_AIM_. Begin with the first line and repeat exactly through the line containing "ax.text(xi, v +"; leave every image out.

_DATA EXTRACT_.
════════════════

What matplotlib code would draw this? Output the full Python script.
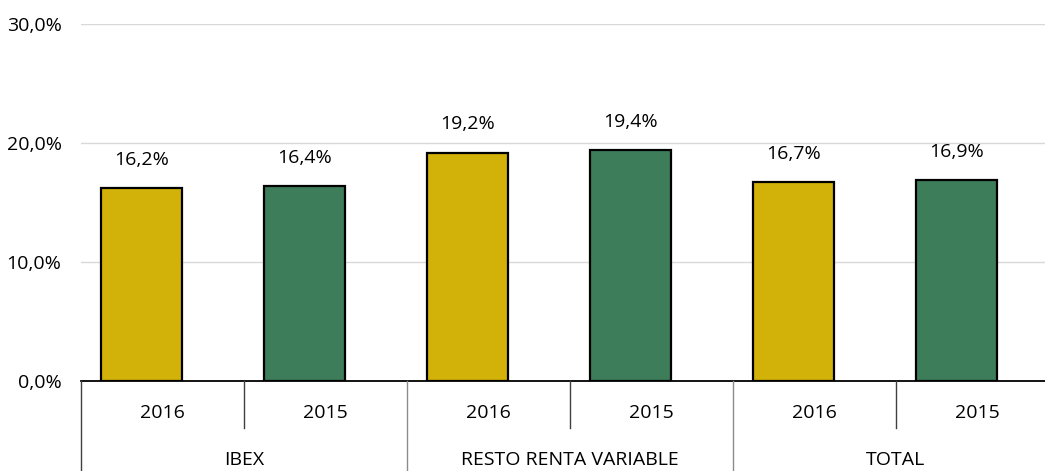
import matplotlib
matplotlib.use("Agg")
import matplotlib.pyplot as plt

years = ["2016", "2015", "2016", "2015", "2016", "2015"]
groups = ["IBEX", "RESTO RENTA VARIABLE", "TOTAL"]
values = [16.2, 16.4, 19.2, 19.4, 16.7, 16.9]
colors = ["#D2B108", "#3D7D5A", "#D2B108", "#3D7D5A", "#D2B108", "#3D7D5A"]
yticks = [0, 10, 20, 30]

plt.rcParams["font.family"] = ["Open Sans", "DejaVu Sans"]
FS = 14

W, H = 1045, 471
fig = plt.figure(figsize=(W / 100, H / 100), dpi=100)
left_px, bottom_px, top_px = 81, 381, 24
ax = fig.add_axes([left_px / W, (H - bottom_px) / H, (W - left_px) / W, (bottom_px - top_px) / H])

slot_px = 163.0
bar_shift = -21 / slot_px  # bars sit a little left of their slot centre
x = list(range(len(values)))
xb = [xi + bar_shift for xi in x]
ax.bar(xb, values, width=0.5, color=colors, edgecolor="black", linewidth=1.6, zorder=3)
for xi, v in zip(xb, values):
    ax.text(xi, v + 1.6, f"{v:.1f}%".replace(".", ","), ha="center", va="bottom", fontsize=FS)

ax.set_xlim(-0.5, -0.5 + (W - left_px) / slot_px)
ax.set_ylim(0, 30)
ax.set_yticks(yticks)
ax.set_yticklabels([f"{t:.1f}%".replace(".", ",") for t in yticks], fontsize=FS)
ax.tick_params(axis="y", length=0, pad=14)
ax.set_xticks([])
ax.yaxis.grid(True, color="#d9d9d9", linewidth=1, zorder=0)
for s in ["top", "right", "left"]:
    ax.spines[s].set_visible(False)
ax.spines["bottom"].set_color("black")
ax.spines["bottom"].set_linewidth(1.3)
ax.spines["bottom"].set_zorder(4)

# two-level category axis below the plot
def ypos(px):
    return (H - px) / H

def xfig(xd):
    return ax.transData.transform((xd, 0))[0] / (fig.dpi * fig.get_figwidth())

for i in range(len(values) + 1):
    xf = xfig(i - 0.5)
    if xf > 1:
        continue
    end = 0 if i % 2 == 0 else ypos(428)
    col = "#404040" if (i % 2 or i == 0) else "#8c8c8c"
    fig.add_artist(plt.Line2D([xf, xf], [ypos(bottom_px), end], color=col, linewidth=1.0))

for xi, yr in zip(x, years):
    fig.text(xfig(xi), ypos(413), yr, ha="center", va="center", fontsize=FS)
for gi, g in enumerate(groups):
    fig.text(xfig(2 * gi + 0.5), ypos(460), g, ha="center", va="center", fontsize=FS)

fig.savefig("out.png", dpi=100)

════════════════

_COMPLETED TASK_.
What matplotlib code would draw this? Output the full Python script.
import matplotlib
matplotlib.use("Agg")
import matplotlib.pyplot as plt

years = ["2016", "2015", "2016", "2015", "2016", "2015"]
groups = ["IBEX", "RESTO RENTA VARIABLE", "TOTAL"]
values = [16.2, 16.4, 19.2, 19.4, 16.7, 16.9]
colors = ["#D2B108", "#3D7D5A", "#D2B108", "#3D7D5A", "#D2B108", "#3D7D5A"]
yticks = [0, 10, 20, 30]

plt.rcParams["font.family"] = ["Open Sans", "DejaVu Sans"]
FS = 14

W, H = 1045, 471
fig = plt.figure(figsize=(W / 100, H / 100), dpi=100)
left_px, bottom_px, top_px = 81, 381, 24
ax = fig.add_axes([left_px / W, (H - bottom_px) / H, (W - left_px) / W, (bottom_px - top_px) / H])

slot_px = 163.0
bar_shift = -21 / slot_px  # bars sit a little left of their slot centre
x = list(range(len(values)))
xb = [xi + bar_shift for xi in x]
ax.bar(xb, values, width=0.5, color=colors, edgecolor="black", linewidth=1.6, zorder=3)
for xi, v in zip(xb, values):
    ax.text(xi, v + 1.6, f"{v:.1f}%".replace(".", ","), ha="center", va="bottom", fontsize=FS)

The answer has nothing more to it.